Considering I live in the US, where everyone speaks English, and nobody appreciates when I correct their use of apostrophes, he was right. So I studied International Economics and got the best of both worlds: economic concepts and a lot of English classes where I was able to continue my obsession with how language shapes meaning. How the words we choose build (or destroy) perception before a single conversation begins. That path brought me to business, then to accounting, then to spending my career helping CPA firms train the next generation of professionals.

And I keep coming back to one word that is doing real branding damage to the profession.

Bookkeeper.

Close your eyes. What do you see? I see Bob Cratchit hunched over a ledger by candlelight, quill in hand, dutifully recording Scrooge's transactions while his fingers go numb. That image is 180 years old, and we are still carrying it around as it belongs on our business cards.

Language does that. It freezes identity.

The term made sense when keeping a physical book was the job. But the profession has traveled so far from that candlelit counting house that the word is now working against us. It tells clients, before you open your mouth, that what you do is clerical, backward-looking, and interchangeable. It tells your own staff the same thing. And staff who see themselves as transaction processors will behave like transaction processors, no matter how sophisticated you want the work to be.

Here is what is actually true: the work being done in modern client accounting services is no longer just about recording what happened. It is about creating the financial foundation a business needs to understand what happened, why it happened, what should happen next, and what may be coming around the corner.

That is a very different value proposition. It deserves a very different name. The CAS leaders I spoke with are already living this transition, even if imperfectly. Their teams carry titles like CAS Associate, Accounting Specialist, Transactional Accountant, Client Accounting Advisor, and Controller-lite. Their service lines are called Accounting Advisory, Financial Operations Support, and Controller Services.
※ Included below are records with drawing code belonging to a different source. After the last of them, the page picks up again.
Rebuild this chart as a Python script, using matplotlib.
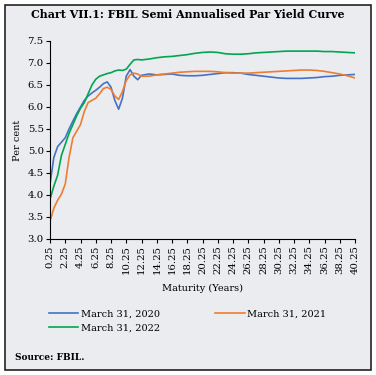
import matplotlib
matplotlib.use("Agg")
import matplotlib.pyplot as plt
from matplotlib.patches import Rectangle

# maturities (years)
maturity = [0.25, 0.75, 1.25, 1.75, 2.25, 2.75, 3.25, 3.75, 4.25, 4.75, 5.25, 5.75,
            6.25, 6.75, 7.25, 7.75, 8.25, 8.75, 9.25, 9.75, 10.25, 10.75, 11.25,
            11.75, 12.25] + [13.25 + i for i in range(28)]

y2020 = [4.25, 4.85, 5.10, 5.20, 5.30, 5.50, 5.68, 5.85, 6.00, 6.15, 6.25, 6.32,
         6.38, 6.45, 6.53, 6.57, 6.45, 6.15, 5.95, 6.20, 6.70, 6.85, 6.70,
         6.62, 6.72,
         6.75, 6.73, 6.74, 6.75, 6.72, 6.71, 6.71, 6.72, 6.74, 6.76, 6.78, 6.78,
         6.77, 6.74, 6.72, 6.70, 6.68, 6.66, 6.65, 6.65, 6.65, 6.66, 6.67, 6.69,
         6.70, 6.72, 6.73, 6.74]

y2021 = [3.40, 3.70, 3.88, 4.02, 4.25, 4.85, 5.30, 5.45, 5.60, 5.90, 6.10, 6.15,
         6.20, 6.30, 6.42, 6.45, 6.40, 6.25, 6.17, 6.35, 6.60, 6.73, 6.77,
         6.75, 6.70,
         6.70, 6.73, 6.75, 6.77, 6.79, 6.80, 6.81, 6.81, 6.81, 6.80, 6.78, 6.77,
         6.77, 6.77, 6.78, 6.79, 6.80, 6.81, 6.82, 6.83, 6.84, 6.84, 6.83, 6.81,
         6.78, 6.75, 6.71, 6.66]

y2022 = [3.90, 4.20, 4.45, 4.90, 5.15, 5.40, 5.60, 5.80, 5.97, 6.10, 6.30, 6.50,
         6.63, 6.70, 6.73, 6.76, 6.78, 6.82, 6.84, 6.83, 6.86, 6.97, 7.07,
         7.08, 7.07,
         7.09, 7.12, 7.14, 7.15, 7.17, 7.19, 7.22, 7.24, 7.25, 7.24, 7.21, 7.20,
         7.20, 7.21, 7.23, 7.24, 7.25, 7.26, 7.27, 7.27, 7.27, 7.27, 7.27, 7.26,
         7.26, 7.25, 7.24, 7.23]

labels = ["March 31, 2020", "March 31, 2021", "March 31, 2022"]
colors = ["#4472C4", "#ED7D31", "#00A650"]
xticks = [0.25 + 2 * i for i in range(21)]

plt.rcParams["font.family"] = "DejaVu Serif"
bg = "#EBECF0"

fig = plt.figure(figsize=(3.76, 3.75), dpi=100, facecolor="white")
fig.patches.append(Rectangle((5 / 376, 5 / 375), 366 / 376, 365 / 375,
                             transform=fig.transFigure, facecolor=bg,
                             edgecolor="#222222", linewidth=1.2, zorder=-1))

ax = fig.add_axes([50 / 376, 1 - 239 / 375, 305 / 376, 198 / 375])
ax.set_facecolor(bg)
lines = []
for y, lab, c in zip([y2020, y2021, y2022], labels, colors):
    lines += ax.plot(maturity, y, color=c, linewidth=1.2, label=lab)

ax.set_xlim(0.25, 40.25)
ax.set_ylim(3.0, 7.5)
ax.set_xticks(xticks)
ax.set_xticklabels([f"{t:.2f}" for t in xticks], rotation=90, fontsize=7.3)
ax.set_yticks([3.0 + 0.5 * i for i in range(10)])
ax.set_yticklabels([f"{3.0 + 0.5 * i:.1f}" for i in range(10)], fontsize=7.3)
ax.tick_params(length=3, width=0.8, pad=1.5)
for s in ["top", "right"]:
    ax.spines[s].set_visible(False)
ax.set_xlabel("Maturity (Years)", fontsize=7, labelpad=7)
ax.set_ylabel("Per cent", fontsize=7, labelpad=4)

fig.text(188 / 376, 1 - 15 / 375, "Chart VII.1: FBIL Semi Annualised Par Yield Curve",
         ha="center", va="center", fontsize=7.9, fontweight="bold")

# row-wise legend order: 2020, 2021 / 2022
order = [0, 2, 1]
fig.legend([lines[i] for i in order], [labels[i] for i in order],
           loc="upper left", bbox_to_anchor=(40 / 376, 1 - 301 / 375), ncol=2,
           frameon=False, fontsize=7, handlelength=3.0, handletextpad=0.3,
           columnspacing=5.7, labelspacing=0.5)

fig.text(15 / 376, 1 - 357 / 375, "Source: FBIL.", ha="left", va="center",
         fontsize=6.5, fontweight="bold")

fig.savefig("out.png", dpi=100, facecolor=fig.get_facecolor())
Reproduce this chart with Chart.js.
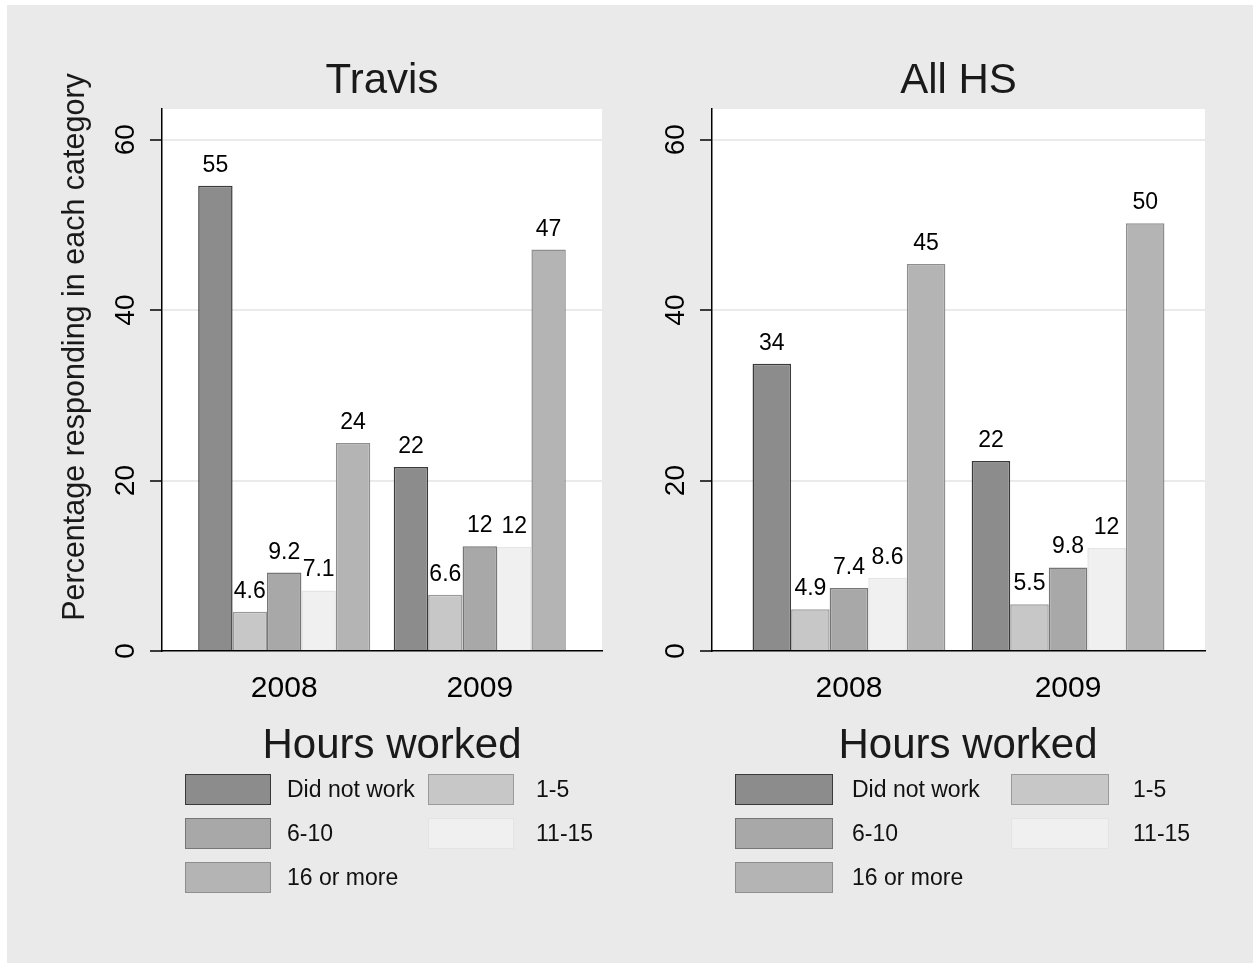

The word "bookkeeper" rarely appears on an engagement letter, and when it does, it is buried in a scope description, not featured as the headline.

That instinct is exactly right. The broader positioning should reflect the full value of the work.

The mechanics of the work have already shifted. Firms are becoming technology orchestrators, designing systems where software does the heavy lifting of transaction categorization and recording. That foundation is not to be dismissed. It is the prerequisite for everything that follows. If the books are wrong, the financial statements are wrong. If the financial statements are wrong, the analysis is wrong. And if the analysis is wrong, the advice is not useful. Accurate data, clean processes, and connected systems are what make the advisory conversation possible in the first place.

And that changes everything about what the practitioner does next.

In the old model, the bookkeeper tells you what happened. In the modern model, the system tells you what is happening now, which frees the advisor to answer the questions clients actually want answered: Why did this happen? What should we do about it? What is coming next?

From bookkeeper to Financial Insight Partner. From transaction processor to Accounting Specialist. From historical recordkeeper to Business Finance Advisor. From balanced books to better decisions.

The advisory mindset is not a personality trait reserved for a few naturally gifted communicators. It is a teachable skill. I did not start learning English until I was 12, and I silently correct native speakers' grammar now. 😊 I did not present to audiences for the first 15 years of my career, and I do it for a living today. All skills can be taught, learned, and practiced.

The move from transactional thinking to advisory thinking is not magic. It is practice. It is asking better questions. It is learning to sit across from a client and say, "Here is what your numbers are telling me about your business…” instead of "Here is your report."

That is the upskilling opportunity in front of every firm right now.

Retire the ghost of the bookkeeper. Train the advisor.